Из зала — Валер, рад тебя видеть. Слушай, скажи, мне кажется ты сидишь и оправдываешься перед нами, а мы в общем-то тебя и не пытаем. И вот почему, ты же хороший художник, почему у тебя есть сомнения, судя по всему они внутренние какие-то, что тебя так терзает, что ты оправдываешься так сегодня? Ты должен почивать на лаврах, а ты оправдываешься. Ну странно.

В.К. — А ничего не откроется. Давайте говорить о деньгах, об успехе, это же вранье все, понимаешь? Истина ― это боль, и она должна быть оголена. Я вижу эту проблему сегодня, и ты видишь эту проблему в России. И она не только русская, она международная. Я живу там, и я это вижу со стороны. Есть проблема, и можно о ней не говорить, сделали выставку и слава богу, кто-то увидел там тысячу людей — и слава богу. Это все хорошо. Я эту выставку посвящал русскому человеку, для русского зрителя. Но мне помог итальянец, сильно модернист, он работал с массой мировых художников в лучших музеях. И вдруг в середине своей жизни он чувствует, что что-то не то. Зачем я ему нужен? Есть десятки, сотни художников, которые суются с проектами. А он увидел, что есть вещь, которая в итальянском обществе, в итальянской культуре тоже назрела. Что там есть школы рисовальные, но они не могут ничего делать, они делают подделки, им китайцы заказывают подделки Караваджо. Они не могут ничего применить на сцене, ничего не происходит. Абстракция, минимализм, дизайн — все. Это ярлык, который приклеили итальянскому искусству.

Из зала — Мое мнение, что вы говорите все правильно и спасибо вам большое.

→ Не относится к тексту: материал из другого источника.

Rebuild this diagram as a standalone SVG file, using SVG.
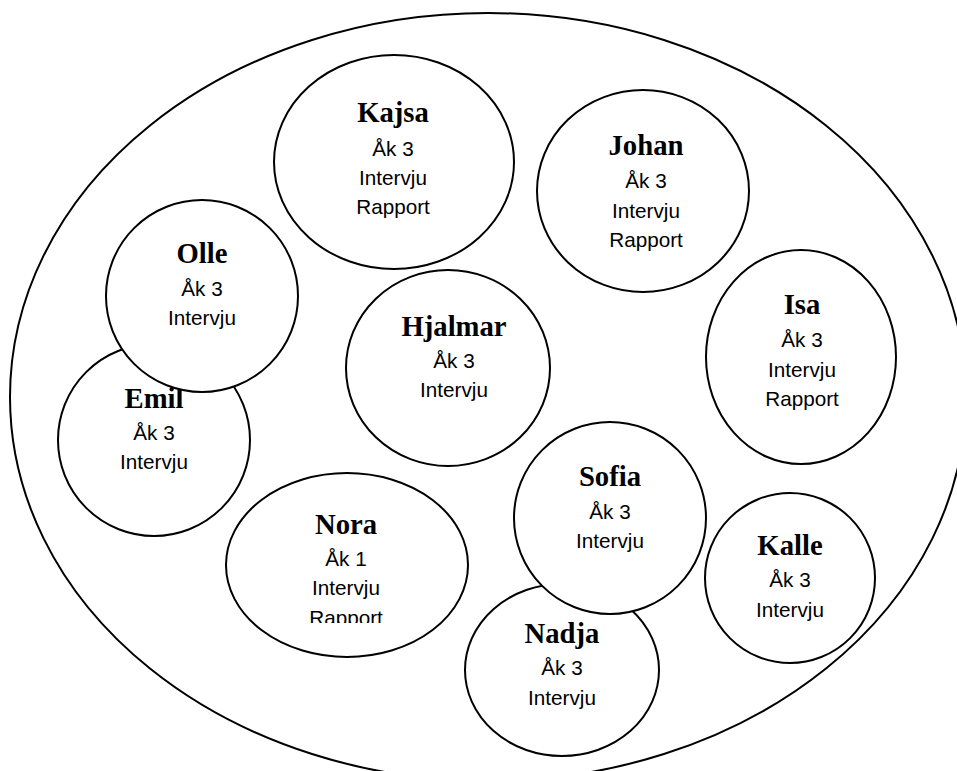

В.К. — Самое важное, что никогда в прессе я не видел никаких проблем, поднятых настоящими людьми, которые могут говорить, потому что я говорить не умею, я писать не могу, ничего. Но я говорю в узком кругу, кто задает мне вопросы. А у критиков нет таких проблем, я может мало знаком с работами, но в принципе этой проблемы нет. Коллекции меняют свои оформления. Это продолжается, я уже сколько наблюдаю за этой сценой, с 93 года, до сих пор. Фотографию сменило видео, видео сменило цифровое искусство, но это все идет как область таких открытий, открытий легких, они не касаются проблем. Ну где-то проскакивают фотографии беженцев, но как репортаж. Но в принципе трагических вопросов в искусстве они не касаются. И рынок рождает новых живописцев, которые очень дорого стоят. Безусловно, я, может неправ: один, два, три живописца очень хорошего качества, может, и выползают, то немец, то американец, то англичанин. Но год-два и их нет больше. Канули, людей нет больше. Потому что сама система постоянных обновлений такова: даже звезды перфоманса живут год-два-три и все. Это сцена. Нужно ли играть в эту сцену, как-то с ней контактировать и строить такое же общество у нас? Contemporary art сдох здесь.

Д.Э. — Валерий, вы сейчас сказали, что не умеете говорить, но я хочу сказать, вы так очаровательно говорили.

В.К. — Я псих просто.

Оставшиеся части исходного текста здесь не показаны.